## Given data:
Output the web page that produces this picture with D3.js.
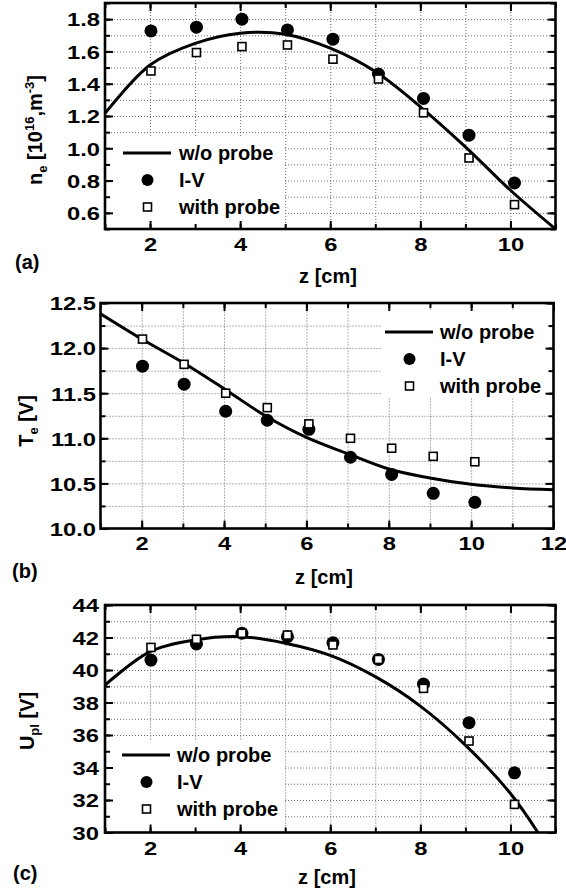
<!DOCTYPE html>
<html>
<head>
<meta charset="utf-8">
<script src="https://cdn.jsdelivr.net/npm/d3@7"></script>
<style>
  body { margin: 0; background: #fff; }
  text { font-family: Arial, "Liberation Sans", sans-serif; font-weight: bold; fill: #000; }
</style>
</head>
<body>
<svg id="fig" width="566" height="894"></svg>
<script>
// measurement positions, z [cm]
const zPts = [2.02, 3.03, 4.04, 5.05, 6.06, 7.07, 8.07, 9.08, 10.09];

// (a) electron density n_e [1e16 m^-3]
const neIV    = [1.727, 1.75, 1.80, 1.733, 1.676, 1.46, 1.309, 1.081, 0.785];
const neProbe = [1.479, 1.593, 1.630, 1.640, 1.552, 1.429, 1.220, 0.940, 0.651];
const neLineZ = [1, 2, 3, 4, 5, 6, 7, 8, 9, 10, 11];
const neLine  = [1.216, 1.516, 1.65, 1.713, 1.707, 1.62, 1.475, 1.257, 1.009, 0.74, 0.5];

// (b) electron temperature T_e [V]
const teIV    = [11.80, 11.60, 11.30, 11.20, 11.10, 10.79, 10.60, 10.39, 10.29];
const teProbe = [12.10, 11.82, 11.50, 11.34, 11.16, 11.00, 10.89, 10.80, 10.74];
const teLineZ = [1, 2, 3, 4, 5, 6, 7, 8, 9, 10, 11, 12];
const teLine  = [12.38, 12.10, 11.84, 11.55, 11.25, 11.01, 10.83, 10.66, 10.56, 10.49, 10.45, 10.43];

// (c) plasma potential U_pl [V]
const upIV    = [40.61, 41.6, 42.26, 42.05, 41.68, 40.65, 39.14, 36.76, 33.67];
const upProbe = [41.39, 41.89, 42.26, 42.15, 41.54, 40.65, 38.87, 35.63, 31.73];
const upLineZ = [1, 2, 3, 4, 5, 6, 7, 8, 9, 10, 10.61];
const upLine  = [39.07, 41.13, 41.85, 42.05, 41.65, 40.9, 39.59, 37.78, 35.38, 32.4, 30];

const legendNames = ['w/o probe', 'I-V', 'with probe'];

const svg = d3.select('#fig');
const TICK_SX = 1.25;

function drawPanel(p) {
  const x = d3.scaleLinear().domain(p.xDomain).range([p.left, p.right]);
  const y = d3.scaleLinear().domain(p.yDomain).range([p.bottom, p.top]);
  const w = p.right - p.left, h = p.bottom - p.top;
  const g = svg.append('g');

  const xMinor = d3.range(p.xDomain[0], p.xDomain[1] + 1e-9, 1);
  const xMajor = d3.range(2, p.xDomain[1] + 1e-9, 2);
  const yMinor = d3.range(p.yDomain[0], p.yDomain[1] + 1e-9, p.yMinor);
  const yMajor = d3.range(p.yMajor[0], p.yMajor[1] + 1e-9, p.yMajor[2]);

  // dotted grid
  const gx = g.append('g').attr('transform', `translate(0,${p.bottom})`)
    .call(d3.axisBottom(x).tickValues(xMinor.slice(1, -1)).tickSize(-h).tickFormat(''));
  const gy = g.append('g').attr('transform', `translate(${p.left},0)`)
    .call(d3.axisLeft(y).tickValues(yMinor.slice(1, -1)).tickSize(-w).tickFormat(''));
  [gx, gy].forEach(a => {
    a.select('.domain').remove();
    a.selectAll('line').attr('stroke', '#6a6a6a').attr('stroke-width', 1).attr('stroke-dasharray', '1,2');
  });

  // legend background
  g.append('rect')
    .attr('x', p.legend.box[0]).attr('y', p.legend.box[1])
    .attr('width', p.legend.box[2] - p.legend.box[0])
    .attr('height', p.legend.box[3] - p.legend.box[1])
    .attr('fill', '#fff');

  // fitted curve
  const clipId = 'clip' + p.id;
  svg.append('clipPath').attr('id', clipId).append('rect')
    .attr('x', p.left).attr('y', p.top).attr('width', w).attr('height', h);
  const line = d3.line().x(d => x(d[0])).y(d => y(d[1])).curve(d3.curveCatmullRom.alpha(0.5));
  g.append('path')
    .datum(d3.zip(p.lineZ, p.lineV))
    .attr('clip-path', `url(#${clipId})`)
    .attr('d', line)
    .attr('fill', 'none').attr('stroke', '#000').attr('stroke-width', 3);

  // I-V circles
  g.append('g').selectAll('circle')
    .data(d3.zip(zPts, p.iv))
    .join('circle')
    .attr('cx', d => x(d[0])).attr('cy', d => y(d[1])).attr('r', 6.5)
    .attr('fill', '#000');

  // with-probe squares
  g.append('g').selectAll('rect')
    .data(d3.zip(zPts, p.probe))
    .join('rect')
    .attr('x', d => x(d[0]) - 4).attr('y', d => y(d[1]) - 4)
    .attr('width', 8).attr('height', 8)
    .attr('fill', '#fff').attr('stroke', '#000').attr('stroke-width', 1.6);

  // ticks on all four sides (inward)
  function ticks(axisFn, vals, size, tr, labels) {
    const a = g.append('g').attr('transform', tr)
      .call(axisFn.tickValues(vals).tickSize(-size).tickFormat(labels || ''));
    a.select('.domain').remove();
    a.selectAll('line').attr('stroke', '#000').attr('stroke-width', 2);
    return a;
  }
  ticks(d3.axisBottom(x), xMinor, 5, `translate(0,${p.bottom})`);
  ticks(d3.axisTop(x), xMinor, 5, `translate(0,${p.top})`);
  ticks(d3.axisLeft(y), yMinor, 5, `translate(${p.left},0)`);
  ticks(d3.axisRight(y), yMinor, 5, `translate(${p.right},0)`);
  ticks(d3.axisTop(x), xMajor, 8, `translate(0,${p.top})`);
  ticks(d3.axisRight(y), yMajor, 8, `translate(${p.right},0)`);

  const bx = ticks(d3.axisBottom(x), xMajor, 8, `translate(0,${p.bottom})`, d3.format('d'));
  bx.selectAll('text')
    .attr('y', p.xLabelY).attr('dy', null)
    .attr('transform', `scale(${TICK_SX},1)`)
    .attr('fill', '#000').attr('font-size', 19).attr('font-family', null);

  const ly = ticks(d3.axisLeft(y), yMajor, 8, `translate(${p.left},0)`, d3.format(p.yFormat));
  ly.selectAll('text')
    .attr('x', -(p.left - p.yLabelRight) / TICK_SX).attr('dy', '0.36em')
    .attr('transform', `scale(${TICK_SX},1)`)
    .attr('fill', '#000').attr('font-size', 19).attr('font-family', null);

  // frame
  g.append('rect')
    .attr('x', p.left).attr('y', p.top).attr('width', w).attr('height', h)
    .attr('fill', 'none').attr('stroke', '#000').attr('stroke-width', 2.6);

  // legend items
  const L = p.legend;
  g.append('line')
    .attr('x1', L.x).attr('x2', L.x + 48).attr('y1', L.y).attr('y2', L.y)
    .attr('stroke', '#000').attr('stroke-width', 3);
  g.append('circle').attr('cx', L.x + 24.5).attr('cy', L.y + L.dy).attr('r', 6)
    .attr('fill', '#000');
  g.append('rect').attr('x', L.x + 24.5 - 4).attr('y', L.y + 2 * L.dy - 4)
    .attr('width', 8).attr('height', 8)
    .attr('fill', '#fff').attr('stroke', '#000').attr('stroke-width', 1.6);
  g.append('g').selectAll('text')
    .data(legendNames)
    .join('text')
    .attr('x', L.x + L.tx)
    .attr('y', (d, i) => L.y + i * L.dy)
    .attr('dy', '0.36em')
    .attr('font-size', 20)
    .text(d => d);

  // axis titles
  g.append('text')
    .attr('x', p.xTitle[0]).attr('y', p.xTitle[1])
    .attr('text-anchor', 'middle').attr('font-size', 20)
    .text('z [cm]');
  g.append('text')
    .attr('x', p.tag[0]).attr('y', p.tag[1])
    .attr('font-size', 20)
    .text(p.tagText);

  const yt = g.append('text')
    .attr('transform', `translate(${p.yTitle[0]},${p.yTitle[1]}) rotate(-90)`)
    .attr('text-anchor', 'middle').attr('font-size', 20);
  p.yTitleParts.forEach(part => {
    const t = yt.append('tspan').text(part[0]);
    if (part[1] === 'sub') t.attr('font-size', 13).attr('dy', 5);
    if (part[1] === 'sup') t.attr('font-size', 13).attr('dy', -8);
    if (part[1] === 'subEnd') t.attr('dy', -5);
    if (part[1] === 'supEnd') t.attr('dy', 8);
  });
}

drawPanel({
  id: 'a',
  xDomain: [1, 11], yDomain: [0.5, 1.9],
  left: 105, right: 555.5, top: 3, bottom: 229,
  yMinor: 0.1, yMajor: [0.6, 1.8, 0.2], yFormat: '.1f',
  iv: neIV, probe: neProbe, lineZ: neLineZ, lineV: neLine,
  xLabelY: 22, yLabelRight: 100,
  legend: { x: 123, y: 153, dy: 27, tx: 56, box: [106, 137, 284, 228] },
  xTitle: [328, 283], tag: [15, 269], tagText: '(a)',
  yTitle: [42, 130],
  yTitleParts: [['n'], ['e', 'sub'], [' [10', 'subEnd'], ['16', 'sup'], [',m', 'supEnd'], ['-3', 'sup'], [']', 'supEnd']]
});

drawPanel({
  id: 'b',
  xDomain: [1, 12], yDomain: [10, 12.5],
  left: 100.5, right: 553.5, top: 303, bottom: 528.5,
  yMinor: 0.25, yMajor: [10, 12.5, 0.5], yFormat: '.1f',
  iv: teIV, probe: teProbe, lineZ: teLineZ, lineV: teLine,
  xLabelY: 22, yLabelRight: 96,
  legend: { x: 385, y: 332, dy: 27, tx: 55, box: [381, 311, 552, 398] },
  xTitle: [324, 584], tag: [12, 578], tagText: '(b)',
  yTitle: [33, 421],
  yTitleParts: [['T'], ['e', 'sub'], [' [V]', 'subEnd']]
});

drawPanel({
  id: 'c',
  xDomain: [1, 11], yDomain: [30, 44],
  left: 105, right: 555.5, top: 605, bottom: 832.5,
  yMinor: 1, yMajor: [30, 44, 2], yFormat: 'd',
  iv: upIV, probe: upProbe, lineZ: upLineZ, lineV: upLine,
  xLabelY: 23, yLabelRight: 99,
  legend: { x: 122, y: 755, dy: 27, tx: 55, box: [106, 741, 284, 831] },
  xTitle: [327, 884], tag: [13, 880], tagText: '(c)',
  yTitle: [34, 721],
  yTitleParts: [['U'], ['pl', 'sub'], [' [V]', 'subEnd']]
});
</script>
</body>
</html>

## The task:
Set the lines above down again, word for word, from the first through the one containing "const TICK_SX = 1.25;"; pictures excluded.

## Result below:
Output the web page that produces this picture with D3.js.
<!DOCTYPE html>
<html>
<head>
<meta charset="utf-8">
<script src="https://cdn.jsdelivr.net/npm/d3@7"></script>
<style>
  body { margin: 0; background: #fff; }
  text { font-family: Arial, "Liberation Sans", sans-serif; font-weight: bold; fill: #000; }
</style>
</head>
<body>
<svg id="fig" width="566" height="894"></svg>
<script>
// measurement positions, z [cm]
const zPts = [2.02, 3.03, 4.04, 5.05, 6.06, 7.07, 8.07, 9.08, 10.09];

// (a) electron density n_e [1e16 m^-3]
const neIV    = [1.727, 1.75, 1.80, 1.733, 1.676, 1.46, 1.309, 1.081, 0.785];
const neProbe = [1.479, 1.593, 1.630, 1.640, 1.552, 1.429, 1.220, 0.940, 0.651];
const neLineZ = [1, 2, 3, 4, 5, 6, 7, 8, 9, 10, 11];
const neLine  = [1.216, 1.516, 1.65, 1.713, 1.707, 1.62, 1.475, 1.257, 1.009, 0.74, 0.5];

// (b) electron temperature T_e [V]
const teIV    = [11.80, 11.60, 11.30, 11.20, 11.10, 10.79, 10.60, 10.39, 10.29];
const teProbe = [12.10, 11.82, 11.50, 11.34, 11.16, 11.00, 10.89, 10.80, 10.74];
const teLineZ = [1, 2, 3, 4, 5, 6, 7, 8, 9, 10, 11, 12];
const teLine  = [12.38, 12.10, 11.84, 11.55, 11.25, 11.01, 10.83, 10.66, 10.56, 10.49, 10.45, 10.43];

// (c) plasma potential U_pl [V]
const upIV    = [40.61, 41.6, 42.26, 42.05, 41.68, 40.65, 39.14, 36.76, 33.67];
const upProbe = [41.39, 41.89, 42.26, 42.15, 41.54, 40.65, 38.87, 35.63, 31.73];
const upLineZ = [1, 2, 3, 4, 5, 6, 7, 8, 9, 10, 10.61];
const upLine  = [39.07, 41.13, 41.85, 42.05, 41.65, 40.9, 39.59, 37.78, 35.38, 32.4, 30];

const legendNames = ['w/o probe', 'I-V', 'with probe'];

const svg = d3.select('#fig');
const TICK_SX = 1.25;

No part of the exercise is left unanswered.